Bundesrat Alain Berset hat gegenüber «Blick» seine aktuellen Lieblingslieder präsentiert. Nur: Hat er denn auch alle Liedtexte richtig interpretiert? Eine Glosse von Inlandredaktor Tobias Bär.
Gestehen Politiker ihre Liebe zu einer Band, einem Sänger, einer Sängerin, dann wird diese selten erwidert. Der gewesene britische Premier David Cameron bezeichnete sich als Anhänger von The Smiths, den Manchester-Ikonen um Sänger und Schmerzensmann Morrissey und Gitarrist Johnny Marr. Letzterer meinte schnöde: «Ich verbiete ihm, uns zu mögen.»
Die Rolling Stones wehrten sich dagegen, dass Donald Trump seine Wahlkampfauftritte mit ihrer Musik beschallte. Trump setzte sich seinem Naturell entsprechend über die Weisung hinweg. In beiden Fällen ging es um ideologische Differenzen. Und darum, dass kein auf seine Aura bedachter Musiker mit der biederen Politik assoziiert werden will.
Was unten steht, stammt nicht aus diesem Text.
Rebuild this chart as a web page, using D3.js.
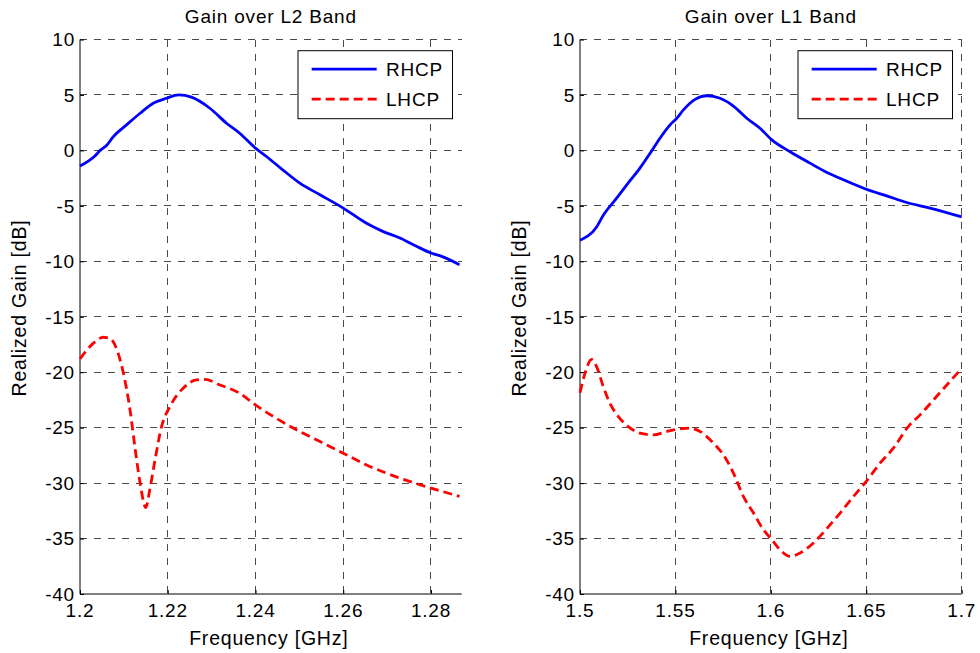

Was der «Blick» am Mittwoch ankündigte, hat deshalb Sprengpotenzial: Ein Bundesrat präsentiert seine aktuellen Lieblingslieder! Mit Erleichterung nahm man zur Kenntnis, dass es sich um die Auswahl des stilsicheren Alain Berset handelt. Der über das linke Lager hinaus geschätzte Sozialdemokrat könnte höchstens einen Rechtsrocker wie Gölä mit einer Erwähnung verärgern. Doch Derartiges findet sich nicht auf der Liste. Dafür Hörenswertes von Johnny Cash, den Young Gods aus Bersets Heimatstadt Freiburg und von Hipster-Darling Bon Iver.
Heikel wird es aber bei «Get Lucky» von Pharrell Williams und Daft Punk. Musikalisch lassen wir das knapp durchgehen. Wenn der Gesundheitsminister aber sagt, das Lied beschreibe sein Lebensziel und seinen Vorsatz für das neue Jahr, dann müssen wir nachfragen: Sind Sie sicher, dass Sie den Liedtext richtig interpretieren, Herr Bundesrat? «Get Lucky» steht, um im Englischen zu bleiben, für den «act of sexual intercourse». Die ständig wiederkehrende Songzeile würde auf Deutsch wie folgt gesungen: «Wir sind die ganze Nacht auf der Suche nach Sex.» Das Verhältnis von Politik und Pop, es bleibt geprägt von Missverständnissen.